Faced with high demand for their services coupled with scarce resources, many programs designed for children who require accommodations rely heavily on volunteer support.
How to efficiently and effectively train those volunteers is at the heart of research conducted by Brock Applied Disability Studies master’s student Sarah Davis.
Even before Davis’ thesis project evolved, her supervisor, Associate Professor of Applied Disability Studies Kendra Thomson, had discussed a potential cross-Faculty collaboration with Maureen Connolly, Professor of Kinesiology and founder of Supporting Neurodiversity through Adaptive Programming (SNAP).
“Our department really values collaborations and multi-disciplinary approaches to problems,” says Thomson. “I thought it would be very interesting to see what we could learn from each other.”
The resulting collaboration allowed Davis to connect with volunteers in the SNAP program to test the efficacy of the Behavioural Skills Training (BST) model within the context of the physical education program for children with special needs.
SNAP offers weekly activity programs for school-aged children and youth experiencing disability. The program relies on volunteers from among the Brock University student population.
Davis’ research included both a quantitative and qualitative aspect. With her quantitative research, she wanted to know whether the BST model, which has been empirically validated, could be improved.
Based on applied behaviour analysis (ABA), the BST model is comprised of four components: instructions, modelling, rehearsal and feedback. While the model has been proven to be effective as a package, Davis wanted to know if the individual steps could be effective on their own.
Davis knows first-hand the challenges faced by clinicians on the frontlines of the health system working and volunteering in a number of community organizations serving individuals with developmental disabilities.
“Resources are always very limited, especially in volunteer-based programs,” says Davis. “We wanted to see if we could save valuable time and resources by using just instructions or just modelling.”
Davis found that with only individual components of BST instead of the whole four-step package, individuals do acquire the skills being taught, but they don’t maintain those skills for long. That’s an important consideration for clinicians when they’re put in the position of training volunteers and want to do that effectively and efficiently, she says.
“In a pinch, I know I can get away with just giving instructions, but I also know that I’ll have to go back and continue to provide instructions intermittently,” she says. “Or, I can just go with the full BST approach from the beginning because we saw that maintenance was not affected when they had the whole BST framework.”
The qualitative component of Davis’ thesis explored how learning BST might inform how the SNAP volunteers approached teaching new skills to individuals with developmental disabilities. Davis interviewed SNAP volunteers to find out about their training and about their experiences with the program.
“That was really rich information,” says Thomson.

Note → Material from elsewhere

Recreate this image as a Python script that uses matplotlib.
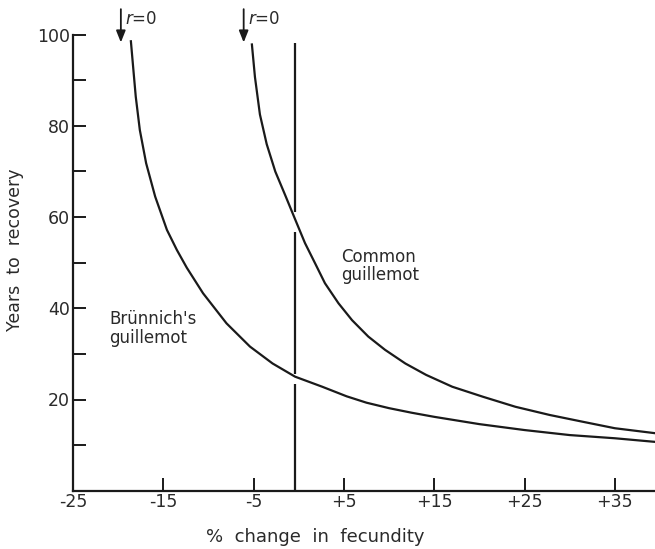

The qualitative data provided a “solid rationale to provide training,” says Davis, and especially feedback.
That is particularly important for supervisors or managers to understand, says Thomson.
“They typically struggle with delivering feedback — tough feedback sometimes — but the volunteers were telling us that it was what they really wanted.”
The results of this research could apply across a range of fields.
“The framework is general,” says Thomson. “Evaluating it in different contexts gives us more confidence that the framework is causing the improved outcomes.”
Working across disciplines was challenging and rewarding for both Davis and Thomson.
“We ended up learning a lot from each other in terms of methodology,” Thomson says. “I’ve never been a qualitative researcher and Sarah got thrown right into learning how to conduct a qualitative study.”
She says thesis committee members Maureen Connolly and Priscilla Burnham Riosa were instrumental in that learning.
“One of the take-home messages for us was that fields that seem divergent and speak different languages, when you really break things down, share the same sort of core values or core approaches,” says Thomson.
“I think that was the most interesting part of the research. I got to look at this intersection point between quantitative and qualitative analysis, and that’s where the most novel information was coming out.
“We’re describing things completely differently but we’re talking about the same thing. Sometimes people just get lost in the labels.”